Frost returned from lunch, saw the files spread out across Jane’s desk, and shook his head. “You’re still going through those?”
“It’s not settling right with me. It feels too neatly tied up, complete with a pretty bow. Our prime suspect conveniently ending up dead.”
“Doesn’t seem like a problem to me.”
“And we never found out what happened to this little girl.” She tapped on the folder. “Lizzie DiPalma.”
“That was twenty years ago. It’s not our case.”
“But it feels like the beginning of everything. As if her disappearance was the first domino to fall, setting off what followed. Lizzie goes missing. Her hat turns up on Martin Stanek’s school bus. Suddenly the accusations start flying. The Staneks are monsters! They’ve been molesting kids for months! Why didn’t any of that come out earlier? Not even a hint of it?”
“Someone had to be the first to speak up.”
“And the very first kid who did speak up was Holly Devine.”
“The girl you keep insisting is strange.”
“Whenever I talk to her, I feel like she’s calculating every word. Like we’re playing a chess game and she’s five moves ahead of me.”
Frost’s phone rang. As he turned to answer it, Jane paged through the Lizzie DiPalma documents, wondering if any progress on the case was possible after so much time had passed. The grounds of the Apple Tree Daycare had been thoroughly searched for the girl’s remains. While microscopic traces of her blood were found on the bus, it was explained by an injury a month earlier, when Lizzie had cut her lip. The most powerful evidence against Martin Stanek was Lizzie’s beaded hat, found on the school bus. The hat she’d been wearing when she vanished.
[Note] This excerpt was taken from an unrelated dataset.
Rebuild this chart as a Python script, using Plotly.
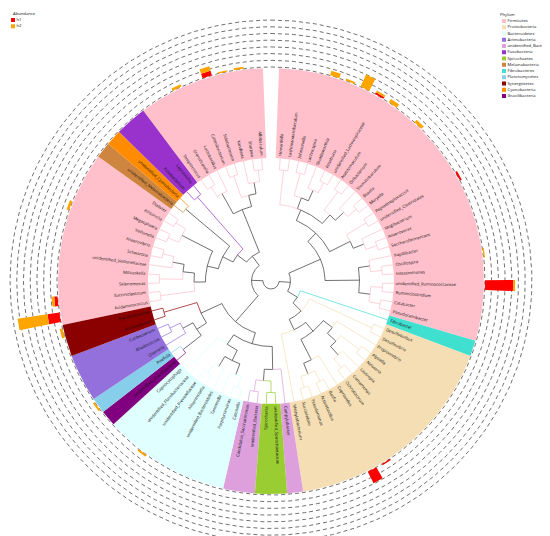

The killer had to be Martin Stanek.
And now he’s dead. End of story . With a sigh of finality, Jane closed the folder.
“You’re not gonna like this,” said Frost, hanging up the phone.
She turned to him. “What now?”
“You know that glass of wine that Bonnie Sandridge sent to Holly in the pub? The lab says there’s no trace of ketamine.” He shook his head. “We have to release her.”
Only two days ago, Bonnie Sandridge had been handcuffed and booked as an accessory to murder. Now she swaggered into the Boston PD interview room as if she were the one in charge. Although her red hair was streaked with silver and decades of sun exposure had freckled her skin and etched wrinkles around her eyes, she carried herself with the athletic confidence of a woman who had always been handsome and knew it. She sat down at the interview table and regarded Jane and Frost with a look of scorn.
“Let me guess,” she said. “That glass of wine turned out to be nothing but a glass of wine.”
“We need to have a little chat,” said Jane.
“After the way I was treated? Why should I cooperate?”
“Because we all want to know the truth. Help us figure it out, Bonnie.”
“I think I’d rather expose your incompetence.”
“Ms. Sandridge,” Frost said quietly. “At the time of your arrest, we had every reason to think you were a threat to Holly Devine. The killer had already established a pattern, and when you sent Holly that glass of wine, it fit the pattern.”
“What pattern?”
“On the night Cassandra Coyle was murdered, a waitress at a nearby cocktail lounge thought she saw Cassandra having drinks with a woman.”
“And you thought I was that woman? Oh, dear, but you can’t prove it, because that waitress couldn’t ID me. Am I right?”
Jane said, “Still, you can understand why we arrested you. The night we saw you with Holly, we had to move in fast. We believed she was in imminent danger.”